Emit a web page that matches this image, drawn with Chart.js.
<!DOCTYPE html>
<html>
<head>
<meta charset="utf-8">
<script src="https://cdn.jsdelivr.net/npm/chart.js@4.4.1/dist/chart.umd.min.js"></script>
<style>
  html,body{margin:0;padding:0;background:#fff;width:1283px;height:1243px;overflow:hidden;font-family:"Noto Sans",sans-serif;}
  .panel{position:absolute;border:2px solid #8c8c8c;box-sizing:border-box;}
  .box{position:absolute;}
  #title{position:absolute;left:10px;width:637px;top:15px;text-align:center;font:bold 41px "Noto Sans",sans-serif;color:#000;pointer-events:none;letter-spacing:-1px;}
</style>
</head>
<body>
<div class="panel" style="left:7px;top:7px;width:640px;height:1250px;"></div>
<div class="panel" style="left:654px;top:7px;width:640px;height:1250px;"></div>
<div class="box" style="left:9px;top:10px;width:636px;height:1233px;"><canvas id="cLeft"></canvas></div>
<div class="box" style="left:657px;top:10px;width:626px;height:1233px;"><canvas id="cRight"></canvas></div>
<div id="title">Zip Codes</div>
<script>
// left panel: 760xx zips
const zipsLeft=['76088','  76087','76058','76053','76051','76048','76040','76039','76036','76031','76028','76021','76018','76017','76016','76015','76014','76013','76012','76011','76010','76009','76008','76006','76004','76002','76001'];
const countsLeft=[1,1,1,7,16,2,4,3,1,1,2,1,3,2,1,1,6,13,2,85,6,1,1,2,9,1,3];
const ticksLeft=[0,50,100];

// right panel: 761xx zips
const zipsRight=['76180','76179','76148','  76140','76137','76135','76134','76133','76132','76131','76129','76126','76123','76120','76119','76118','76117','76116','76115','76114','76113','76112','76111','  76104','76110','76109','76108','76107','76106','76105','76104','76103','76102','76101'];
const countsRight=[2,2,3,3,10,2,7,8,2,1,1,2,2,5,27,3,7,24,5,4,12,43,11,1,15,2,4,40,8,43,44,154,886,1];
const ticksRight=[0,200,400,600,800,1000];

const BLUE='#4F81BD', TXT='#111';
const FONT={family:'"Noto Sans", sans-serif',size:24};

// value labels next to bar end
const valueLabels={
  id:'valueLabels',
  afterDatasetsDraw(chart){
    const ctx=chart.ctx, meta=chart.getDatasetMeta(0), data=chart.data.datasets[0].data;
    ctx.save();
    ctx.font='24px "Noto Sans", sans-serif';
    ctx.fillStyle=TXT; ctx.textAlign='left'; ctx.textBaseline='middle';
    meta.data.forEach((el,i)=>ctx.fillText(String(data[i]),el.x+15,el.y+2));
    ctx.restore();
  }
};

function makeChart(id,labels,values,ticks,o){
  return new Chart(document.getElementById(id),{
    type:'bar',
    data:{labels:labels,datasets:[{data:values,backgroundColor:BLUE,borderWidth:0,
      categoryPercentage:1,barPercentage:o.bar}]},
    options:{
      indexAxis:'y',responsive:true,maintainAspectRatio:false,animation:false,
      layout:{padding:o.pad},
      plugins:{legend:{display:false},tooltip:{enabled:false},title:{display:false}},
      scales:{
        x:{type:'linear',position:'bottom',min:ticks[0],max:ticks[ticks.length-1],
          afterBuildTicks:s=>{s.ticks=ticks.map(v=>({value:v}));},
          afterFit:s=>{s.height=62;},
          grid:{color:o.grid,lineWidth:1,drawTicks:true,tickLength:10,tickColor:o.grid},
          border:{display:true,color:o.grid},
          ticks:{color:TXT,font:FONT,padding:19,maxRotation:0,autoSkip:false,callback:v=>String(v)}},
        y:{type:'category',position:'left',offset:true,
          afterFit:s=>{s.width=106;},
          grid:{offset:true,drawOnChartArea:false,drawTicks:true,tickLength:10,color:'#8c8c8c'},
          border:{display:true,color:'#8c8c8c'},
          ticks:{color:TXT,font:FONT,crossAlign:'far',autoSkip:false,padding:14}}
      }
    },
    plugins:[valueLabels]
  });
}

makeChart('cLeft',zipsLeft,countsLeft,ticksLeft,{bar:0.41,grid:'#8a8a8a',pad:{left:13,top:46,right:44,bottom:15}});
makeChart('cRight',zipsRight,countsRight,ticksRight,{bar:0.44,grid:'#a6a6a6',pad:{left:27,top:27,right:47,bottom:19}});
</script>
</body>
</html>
+ + + +
WORK REQUIRED >> The data above must be returned in full, exactly as written.

SOLUTION TO THIS PROBLEM >>
Emit a web page that matches this image, drawn with Chart.js.
<!DOCTYPE html>
<html>
<head>
<meta charset="utf-8">
<script src="https://cdn.jsdelivr.net/npm/chart.js@4.4.1/dist/chart.umd.min.js"></script>
<style>
  html,body{margin:0;padding:0;background:#fff;width:1283px;height:1243px;overflow:hidden;font-family:"Noto Sans",sans-serif;}
  .panel{position:absolute;border:2px solid #8c8c8c;box-sizing:border-box;}
  .box{position:absolute;}
  #title{position:absolute;left:10px;width:637px;top:15px;text-align:center;font:bold 41px "Noto Sans",sans-serif;color:#000;pointer-events:none;letter-spacing:-1px;}
</style>
</head>
<body>
<div class="panel" style="left:7px;top:7px;width:640px;height:1250px;"></div>
<div class="panel" style="left:654px;top:7px;width:640px;height:1250px;"></div>
<div class="box" style="left:9px;top:10px;width:636px;height:1233px;"><canvas id="cLeft"></canvas></div>
<div class="box" style="left:657px;top:10px;width:626px;height:1233px;"><canvas id="cRight"></canvas></div>
<div id="title">Zip Codes</div>
<script>
// left panel: 760xx zips
const zipsLeft=['76088','  76087','76058','76053','76051','76048','76040','76039','76036','76031','76028','76021','76018','76017','76016','76015','76014','76013','76012','76011','76010','76009','76008','76006','76004','76002','76001'];
const countsLeft=[1,1,1,7,16,2,4,3,1,1,2,1,3,2,1,1,6,13,2,85,6,1,1,2,9,1,3];
const ticksLeft=[0,50,100];

// right panel: 761xx zips
const zipsRight=['76180','76179','76148','  76140','76137','76135','76134','76133','76132','76131','76129','76126','76123','76120','76119','76118','76117','76116','76115','76114','76113','76112','76111','  76104','76110','76109','76108','76107','76106','76105','76104','76103','76102','76101'];
const countsRight=[2,2,3,3,10,2,7,8,2,1,1,2,2,5,27,3,7,24,5,4,12,43,11,1,15,2,4,40,8,43,44,154,886,1];
const ticksRight=[0,200,400,600,800,1000];

const BLUE='#4F81BD', TXT='#111';
const FONT={family:'"Noto Sans", sans-serif',size:24};

// value labels next to bar end
const valueLabels={
  id:'valueLabels',
  afterDatasetsDraw(chart){
    const ctx=chart.ctx, meta=chart.getDatasetMeta(0), data=chart.data.datasets[0].data;
    ctx.save();
    ctx.font='24px "Noto Sans", sans-serif';
    ctx.fillStyle=TXT; ctx.textAlign='left'; ctx.textBaseline='middle';
    meta.data.forEach((el,i)=>ctx.fillText(String(data[i]),el.x+15,el.y+2));
    ctx.restore();
  }
};

function makeChart(id,labels,values,ticks,o){
  return new Chart(document.getElementById(id),{
    type:'bar',
    data:{labels:labels,datasets:[{data:values,backgroundColor:BLUE,borderWidth:0,
      categoryPercentage:1,barPercentage:o.bar}]},
    options:{
      indexAxis:'y',responsive:true,maintainAspectRatio:false,animation:false,
      layout:{padding:o.pad},
      plugins:{legend:{display:false},tooltip:{enabled:false},title:{display:false}},
      scales:{
        x:{type:'linear',position:'bottom',min:ticks[0],max:ticks[ticks.length-1],
          afterBuildTicks:s=>{s.ticks=ticks.map(v=>({value:v}));},
          afterFit:s=>{s.height=62;},
          grid:{color:o.grid,lineWidth:1,drawTicks:true,tickLength:10,tickColor:o.grid},
          border:{display:true,color:o.grid},
          ticks:{color:TXT,font:FONT,padding:19,maxRotation:0,autoSkip:false,callback:v=>String(v)}},
        y:{type:'category',position:'left',offset:true,
          afterFit:s=>{s.width=106;},
          grid:{offset:true,drawOnChartArea:false,drawTicks:true,tickLength:10,color:'#8c8c8c'},
          border:{display:true,color:'#8c8c8c'},
          ticks:{color:TXT,font:FONT,crossAlign:'far',autoSkip:false,padding:14}}
      }
    },
    plugins:[valueLabels]
  });
}

makeChart('cLeft',zipsLeft,countsLeft,ticksLeft,{bar:0.41,grid:'#8a8a8a',pad:{left:13,top:46,right:44,bottom:15}});
makeChart('cRight',zipsRight,countsRight,ticksRight,{bar:0.44,grid:'#a6a6a6',pad:{left:27,top:27,right:47,bottom:19}});
</script>
</body>
</html>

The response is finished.